Given that the discussions about Noynoy Aquino remains so far at the level of personal empathy and emotional identification, an unspoken concern is his ability to rein in his irrepressible youngest sister. I know I am going to get it again from rabid Kris Aquino fans that mistake my fascination for the “queen of all media” as pure unadulterated loathing, but it really doesn’t help that the juiciest and most substantial scoop people are getting about Noynoy Aquino’s state of mind come from Kris Aquino’s gossip shows rather than from more traditional and mainstream sources.

My friends and I were quite appalled that Kris Aquino could chastise his elder brother in public—literally calling him her ampon (adopted ward) and portraying him as financially dependent on her. During her latest bout of verbal diarrhea, she went as far as to impose her wishes on her elder brother’s personal life, categorically telling him—on public television—that he should remain single.

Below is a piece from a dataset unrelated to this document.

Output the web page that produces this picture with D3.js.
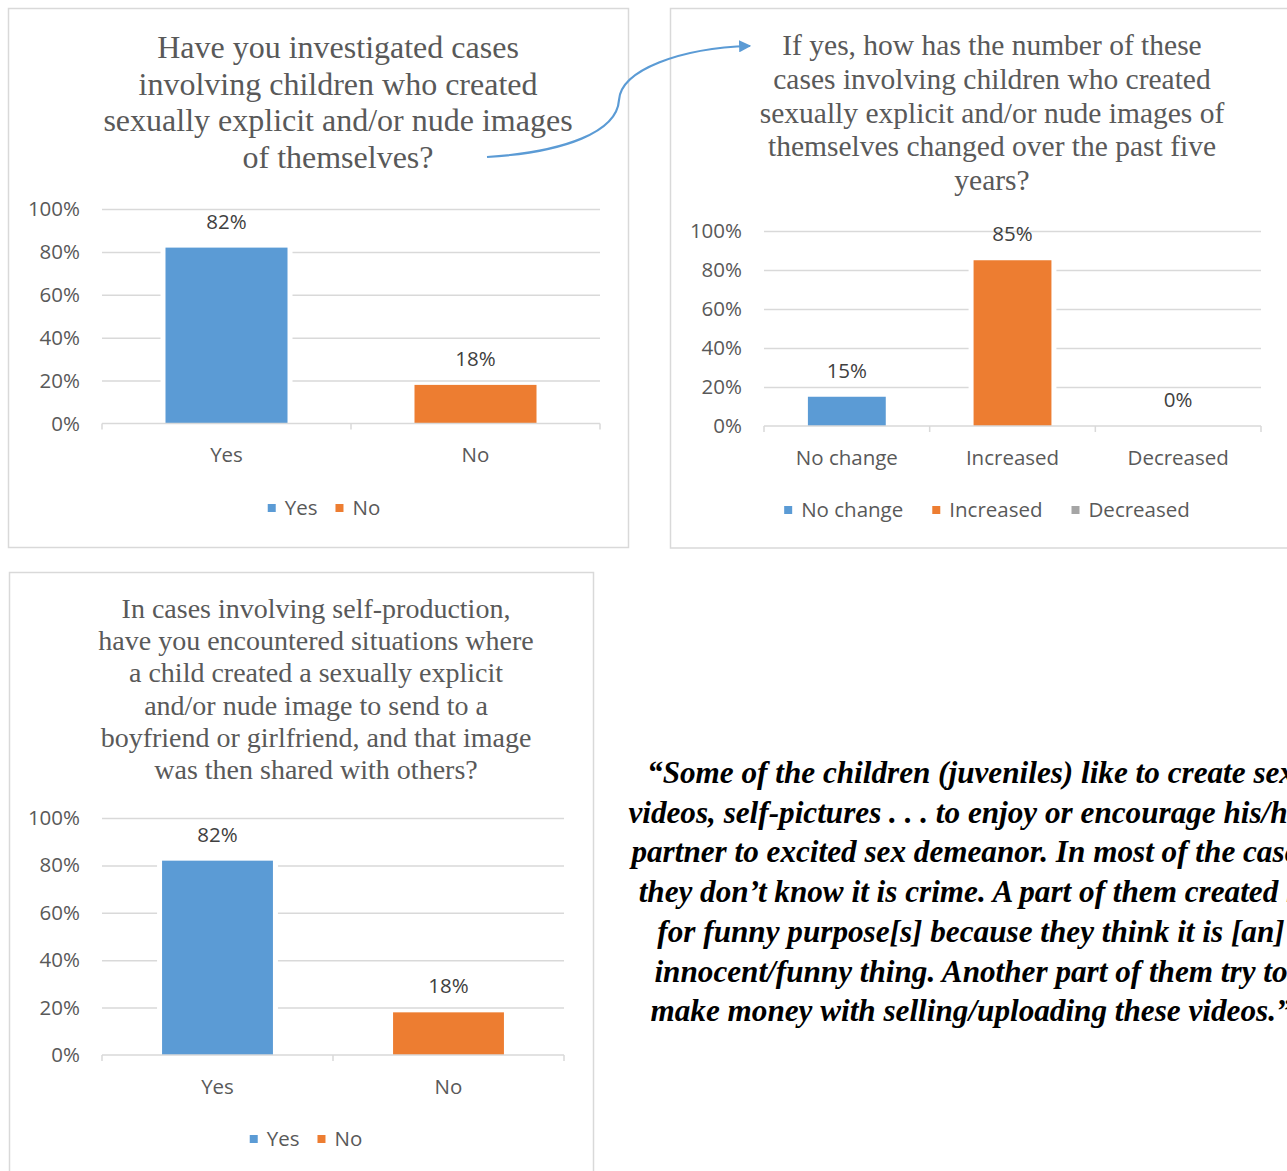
<!DOCTYPE html>
<html>
<head>
<meta charset="utf-8">
<script src="https://cdn.jsdelivr.net/npm/d3@7"></script>
<style>
  html, body { margin: 0; padding: 0; background: #ffffff; overflow: hidden; }
  svg { display: block; }
</style>
</head>
<body>
<svg id="page" width="1287" height="1171"></svg>
<script>
// ---- Data ----
const yTicks = [0, 20, 40, 60, 80, 100];

const chart1Title = [
  "Have you investigated cases",
  "involving children who created",
  "sexually explicit and/or nude images",
  "of themselves?"
];
const chart1Categories = ["Yes", "No"];
const chart1Values = [82, 18];

const chart2Title = [
  "If yes, how has the number of these",
  "cases involving children who created",
  "sexually explicit and/or nude images of",
  "themselves changed over the past five",
  "years?"
];
const chart2Categories = ["No change", "Increased", "Decreased"];
const chart2Values = [15, 85, 0];

const chart3Title = [
  "In cases involving self-production,",
  "have you encountered situations where",
  "a child created a sexually explicit",
  "and/or nude image to send to a",
  "boyfriend or girlfriend, and that image",
  "was then shared with others?"
];
const chart3Categories = ["Yes", "No"];
const chart3Values = [82, 18];

const quoteLines = [
  "\u201CSome of the children (juveniles) like to create sex",
  "videos, self-pictures . . . to enjoy or encourage his/her",
  "partner to excited sex demeanor. In most of the cases",
  "they don\u2019t know it is crime. A part of them created it",
  "for funny purpose[s] because they think it is [an]",
  "innocent/funny thing. Another part of them try to",
  "make money with selling/uploading these videos.\u201D"
];

// ---- Styles ----
const BLUE = "#5b9bd5", ORANGE = "#ed7d31", GRAY = "#a5a5a5";
const TEXT = "#595959", GRID = "#d9d9d9", FRAME = "#d9d9d9";
const SANS = "'Open Sans', 'Noto Sans', sans-serif";
const SERIF = "'Liberation Serif', 'Times New Roman', serif";

const svg = d3.select("#page");
svg.append("rect").attr("width", 1287).attr("height", 1171).attr("fill", "#fff");

function drawChart(spec) {
  const g = svg.append("g");

  // frame
  g.append("rect")
    .attr("x", spec.frame[0]).attr("y", spec.frame[1])
    .attr("width", spec.frame[2]).attr("height", spec.frame[3])
    .attr("fill", "#fff").attr("stroke", FRAME).attr("stroke-width", 1.5);

  // title
  g.append("text")
    .attr("text-anchor", "middle")
    .attr("font-family", SERIF).attr("font-size", spec.titleSize)
    .attr("fill", TEXT)
    .selectAll("tspan").data(spec.title).join("tspan")
    .attr("x", spec.titleX)
    .attr("y", (d, i) => spec.titleY + i * spec.titleStep)
    .text(d => d);

  const x = d3.scaleBand()
    .domain(spec.categories)
    .range([spec.x0, spec.x1])
    .paddingInner(spec.pad)
    .paddingOuter(spec.pad / 2);
  const y = d3.scaleLinear().domain([0, 100]).range([spec.y0, spec.yTop]);

  // gridlines
  const grid = g.append("g")
    .attr("transform", `translate(${spec.x0},0)`)
    .call(d3.axisLeft(y).tickValues(yTicks.filter(t => t > 0))
      .tickSize(-(spec.x1 - spec.x0)).tickFormat(""));
  grid.select(".domain").remove();
  grid.selectAll("line").attr("stroke", GRID).attr("stroke-width", 1.5);

  // y tick labels
  const ya = g.append("g")
    .attr("transform", `translate(${spec.x0},0)`)
    .call(d3.axisLeft(y).tickValues(yTicks).tickSize(0).tickPadding(22)
      .tickFormat(d => d + "%"));
  ya.select(".domain").remove();
  ya.selectAll("text").attr("font-family", SANS).attr("font-size", 20.5)
    .attr("fill", TEXT);

  const data = spec.categories.map((c, i) => ({ c, v: spec.values[i], color: spec.colors[i] }));

  // white halo separating bars from gridlines
  g.append("g").selectAll("rect").data(data).join("rect")
    .attr("x", d => x(d.c) - 5).attr("width", x.bandwidth() + 10)
    .attr("y", d => y(d.v)).attr("height", d => y(0) - y(d.v))
    .attr("fill", "#fff");

  // bars
  g.append("g").selectAll("rect").data(data).join("rect")
    .attr("x", d => x(d.c)).attr("width", x.bandwidth())
    .attr("y", d => y(d.v)).attr("height", d => y(0) - y(d.v))
    .attr("fill", d => d.color);

  // value labels
  g.append("g").selectAll("text").data(data).join("text")
    .attr("x", d => x(d.c) + x.bandwidth() / 2)
    .attr("y", d => y(d.v) - 19)
    .attr("text-anchor", "middle")
    .attr("font-family", SANS).attr("font-size", 20.5).attr("fill", "#404040")
    .text(d => d.v + "%");

  // category axis
  const xa = g.append("g")
    .attr("transform", `translate(0,${spec.y0})`)
    .call(d3.axisBottom(x).tickSize(0).tickPadding(24));
  xa.select(".domain").remove();
  xa.selectAll("text").attr("font-family", SANS).attr("font-size", 20.5).attr("fill", TEXT);

  g.append("line")
    .attr("x1", spec.x0).attr("x2", spec.x1)
    .attr("y1", spec.y0).attr("y2", spec.y0)
    .attr("stroke", GRID).attr("stroke-width", 1.5);
  const bounds = spec.categories.map(c => x(c) - x.step() * spec.pad / 2).concat([spec.x1]);
  g.append("g").selectAll("line").data(bounds).join("line")
    .attr("x1", d => d).attr("x2", d => d)
    .attr("y1", spec.y0).attr("y2", spec.y0 + 6)
    .attr("stroke", GRID).attr("stroke-width", 1.5);

  // legend
  const items = data.map(d => ({ label: d.c, color: d.color }));
  const lg = g.append("g");
  let cx = 0;
  const placed = items.map(it => {
    const t = lg.append("text").attr("font-family", SANS).attr("font-size", 20.5)
      .attr("fill", TEXT).text(it.label);
    const w = t.node().getComputedTextLength();
    const p = { it, t, x: cx, w };
    cx += 17 + w + spec.legendGap;
    return p;
  });
  const total = cx - spec.legendGap;
  const lx = spec.legendX - total / 2;
  placed.forEach(p => {
    lg.append("rect").attr("x", lx + p.x).attr("y", spec.legendY - 4)
      .attr("width", 8).attr("height", 8).attr("fill", p.it.color);
    p.t.attr("x", lx + p.x + 17).attr("y", spec.legendY + 7);
  });
}

drawChart({
  frame: [8.5, 8.5, 620, 539],
  title: chart1Title, titleX: 338, titleY: 58, titleStep: 36.6, titleSize: 32,
  categories: chart1Categories, values: chart1Values, colors: [BLUE, ORANGE],
  x0: 102, x1: 600, y0: 423.5, yTop: 209, pad: 0.51,
  legendX: 324, legendY: 508, legendGap: 18
});

drawChart({
  frame: [670.5, 8.5, 640, 539.5],
  title: chart2Title, titleX: 992, titleY: 55, titleStep: 33.8, titleSize: 29.5,
  categories: chart2Categories, values: chart2Values, colors: [BLUE, ORANGE, GRAY],
  x0: 764, x1: 1261, y0: 426, yTop: 231, pad: 0.53,
  legendX: 987, legendY: 510, legendGap: 29
});

drawChart({
  frame: [9.5, 572.5, 584, 640],
  title: chart3Title, titleX: 316, titleY: 618, titleStep: 32.2, titleSize: 28,
  categories: chart3Categories, values: chart3Values, colors: [BLUE, ORANGE],
  x0: 102, x1: 564, y0: 1055, yTop: 818, pad: 0.52,
  legendX: 306, legendY: 1139, legendGap: 18
});

// connector arrow from the first question to the follow-up question
svg.append("defs").append("marker")
  .attr("id", "arrowHead").attr("viewBox", "0 0 10 10")
  .attr("refX", 9).attr("refY", 5)
  .attr("markerWidth", 5.5).attr("markerHeight", 5.5)
  .attr("markerUnits", "strokeWidth").attr("orient", "auto")
  .append("path").attr("d", "M0,0 L10,5 L0,10 Z").attr("fill", BLUE);

const arrowPath = d3.path();
arrowPath.moveTo(487, 157);
arrowPath.bezierCurveTo(565, 152, 617, 132, 619, 100);
arrowPath.bezierCurveTo(621, 70, 680, 48, 750, 46);
svg.append("path")
  .attr("d", arrowPath.toString())
  .attr("fill", "none").attr("stroke", BLUE).attr("stroke-width", 2.2)
  .attr("marker-end", "url(#arrowHead)");

// quotation
svg.append("text")
  .attr("text-anchor", "middle")
  .attr("font-family", SERIF).attr("font-size", 31.2)
  .attr("font-weight", "bold").attr("font-style", "italic")
  .attr("fill", "#000")
  .selectAll("tspan").data(quoteLines).join("tspan")
  .attr("x", 971)
  .attr("y", (d, i) => 783 + i * 39.7)
  .text(d => d);
</script>
</body>
</html>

Okay, in the interest of transparency, I am going to admit that part of my reaction has to do with the fact that I personally know Noynoy Aquino’s girlfriend although I haven’t really talked to Shalani Soledad for years now. Soledad was my student in college a few years back and I knew her to be a really decent and gracious person. Even back then, she was already inclined toward politics and was embarked on a political career while still a student. In short, to paraphrase Cecille Guidote Alvarez famous words—she was not an idiot or a non-entity before she became Noynoy Aquino’s girlfriend. The fact that she has opted to stay out of the limelight despite being the first councilor of Valenzuela and has chosen not to say anything in her defense despite what many consider a very public rejection of her says a lot about the kind of stuff she is made of.

To be fair, we have it on second hand sources that Noynoy Aquino privately chastised her youngest sister. If we are to go by Kris Aquino’s latest bulletin, she has apologized to her brother for intruding into his private life. So all’s well that ends well? For the moment, yes. But really, Noynoy Aquino, needs to become his own man now. He needs to define what he is about outside of his parent’s image.